The hunt for the right information
Martin Drews explains that a part of the climate research these years is moving in a more action-oriented direction. The research is less about whether climate change is man-made, and more about what we should do about it. Climate scientists are, among other things, seeing an increasing demand for ultra-local climate projections:

“Today, authorities or urban planners, for example, want to know the future climate of a single city or harbour. This means that the complexity and the requirements for data have increased strongly within climate research. In this context, the solution is not solely to perform more climate model runs, but also to become better at analysing the runs with the right statistical tools. The statistics can help us organize and find the right information in a giant sea of data and make it useful, so that society can assess the risks and plan for climate change adaptation,” says Martin Drews.

"Climate models are our best estimate of how the world will look when the climate changes. But it’s often necessary to boil down the increasing volumes of data so they become user relevant. "
Martin Drews, senior scientist, DTU Management Engineering

Statistics attacking uncertainties
A well-known problem with the climate models is the uncertainty in the calculations, i.e. how likely it is that the model calculations are actually spot on in relation to the real world situation. This is one of the reasons why researchers generally use many climate models rather than relying on a single one. Here, climate research may also benefit from using more advanced statistical tools that are better at taking account of different climate physics-related contexts than just the calculation of average values and standard deviations.

“The uncertainty surrounding the results that users are typically confronted with is, in reality, the sum of a multitude of uncertainties. One uncertainty may be the calculation of how global temperature increase affects the global sea level. Another uncertainty is associated with the calculations when we go from a global sea level to a local sea level. These are uncertainties which we, to a high degree, can extract from the results from the climate model runs and examine separately, using advanced statistical methods which are already available. This will increase the credibility of our calculations and means that we can be more precise in our projections,” says Martin Drews.

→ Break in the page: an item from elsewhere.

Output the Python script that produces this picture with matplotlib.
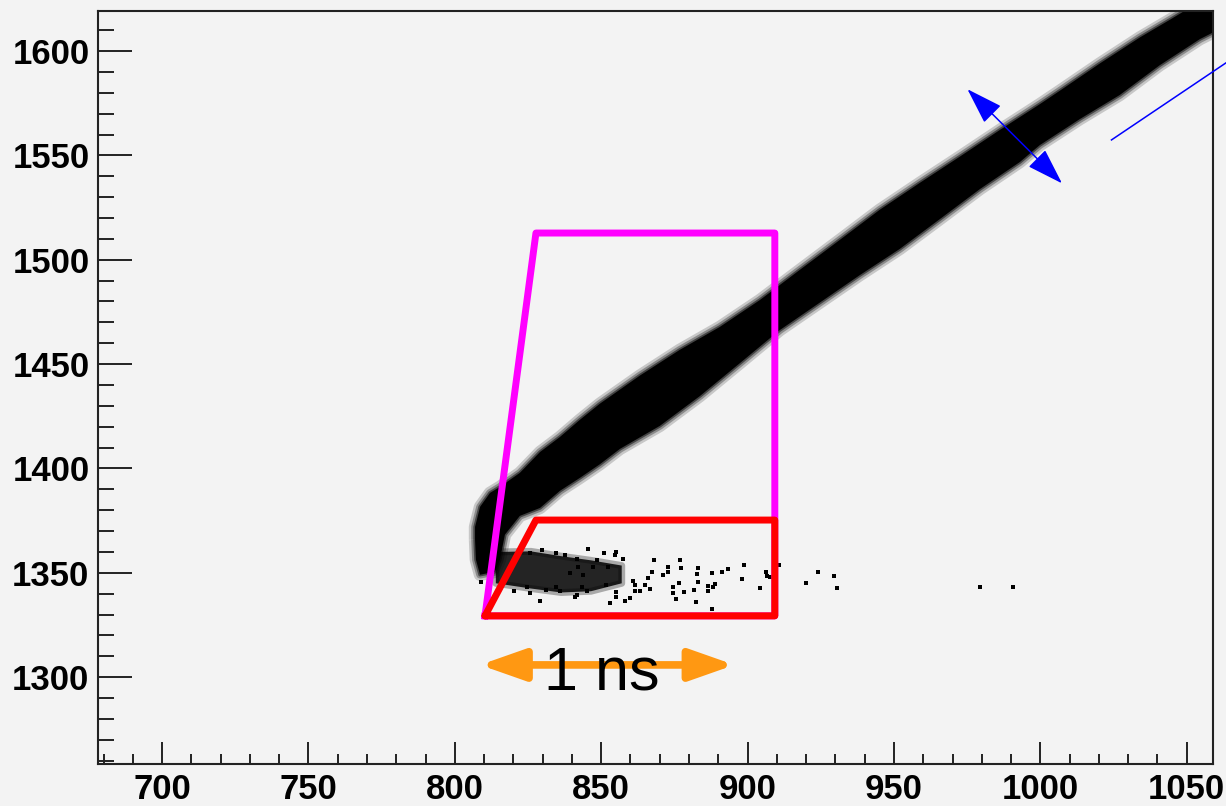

Statistics reinforce Denmark’s climate change adaptation
The Danish Meteorological Institute (DMI) is co-author of the article in Nature Climate Change. DMI can use the statistical analyses of the climate model results in connection with the climate atlas which DMI is to prepare in order to assist Danish society in adapting to the climate of the future, explains Peter Langen, daily manager of the climate research at DMI, who also has the scientific responsibility for the new climate atlas.

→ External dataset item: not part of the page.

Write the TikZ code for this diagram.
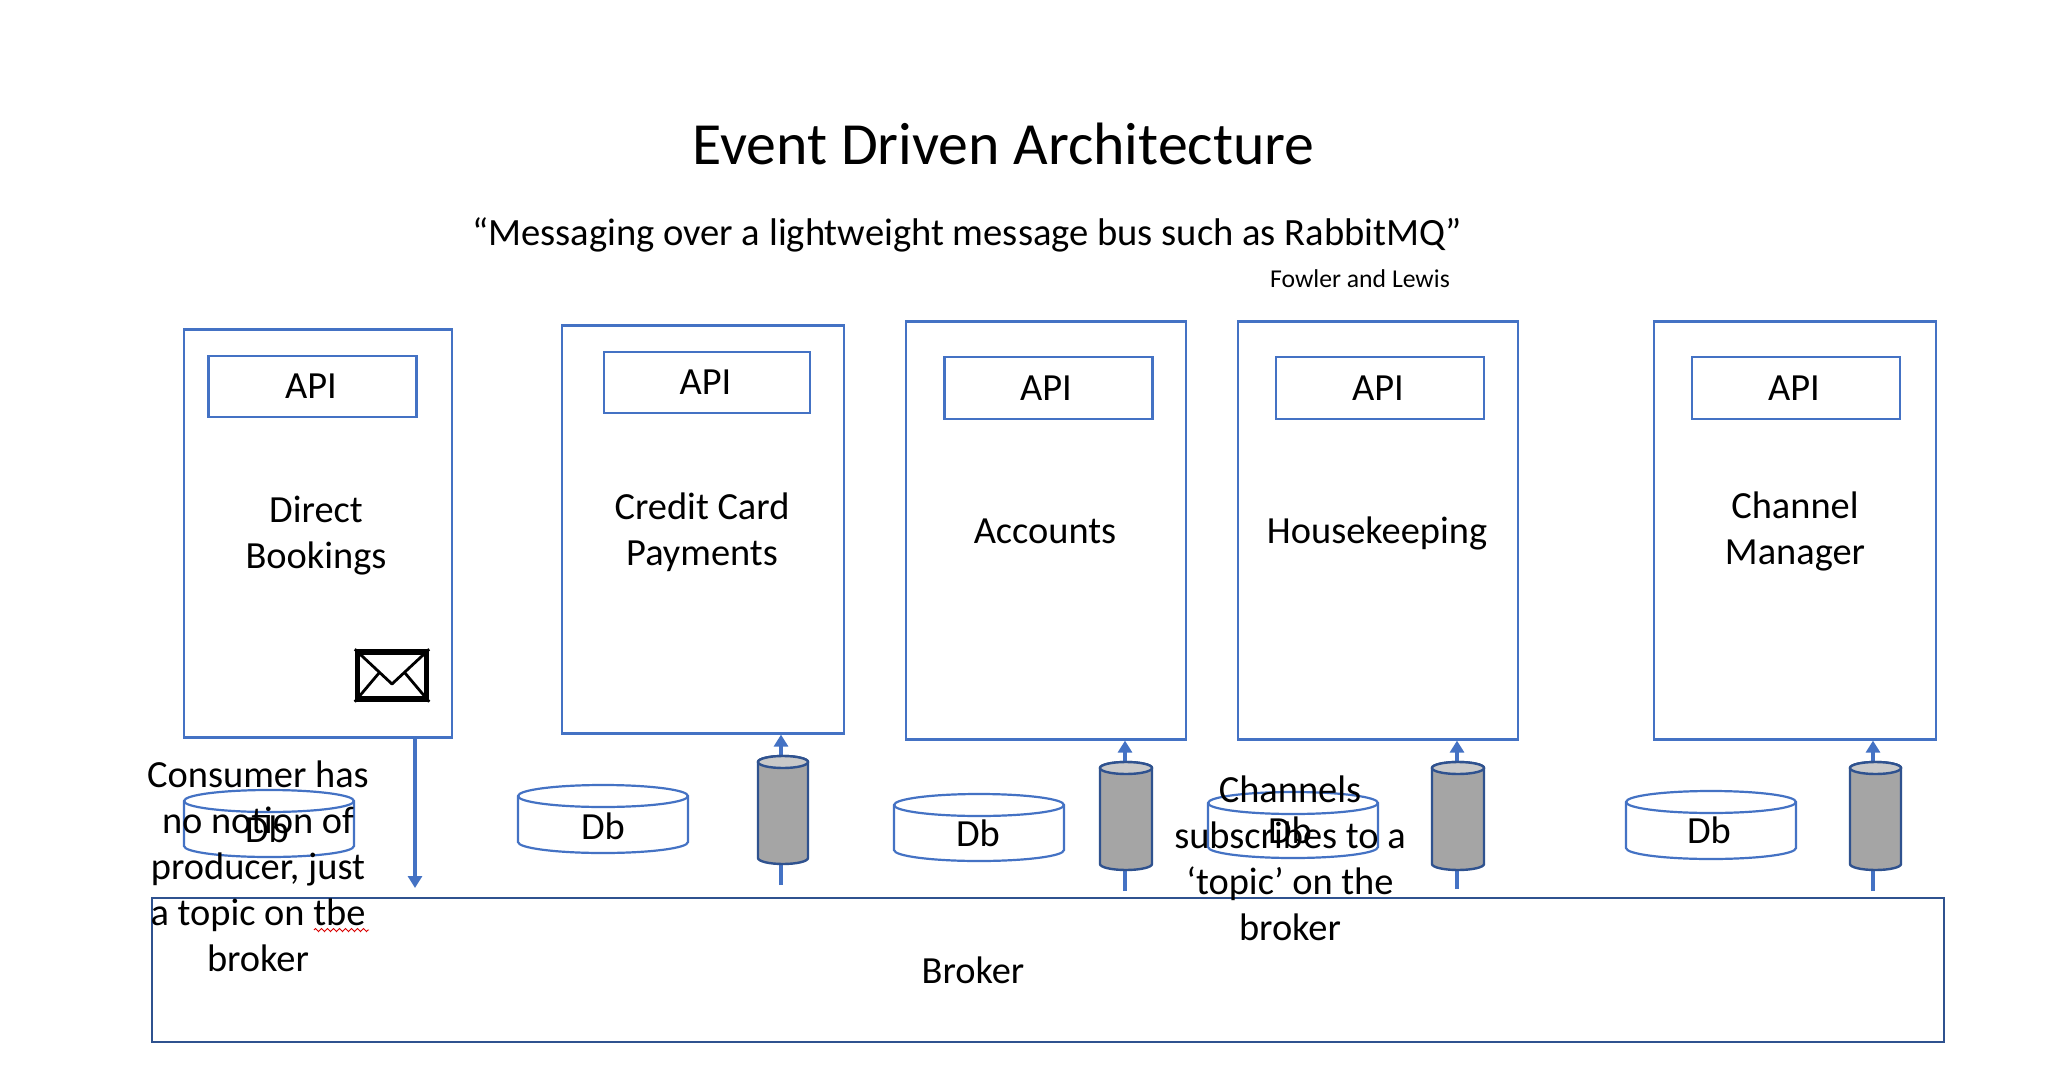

“In future, our climate atlas will provide local authorities with information on developments in temperature, precipitation, and sea levels with a special focus on extreme events. This might, for example, be the height of future storm surges or the frequency and strength of heavy rain and cloudbursts,” says Peter Langen.

“It’s crucial for the quality of the climate atlas that we have statisticians on the team. Only with their assistance will we be able to deliver data which make it possible to weigh risks and potential costs relative to the likelihood of a specific event occurring. That’s what makes the new work in Nature Climate Change particularly interesting,” says Peter Langen.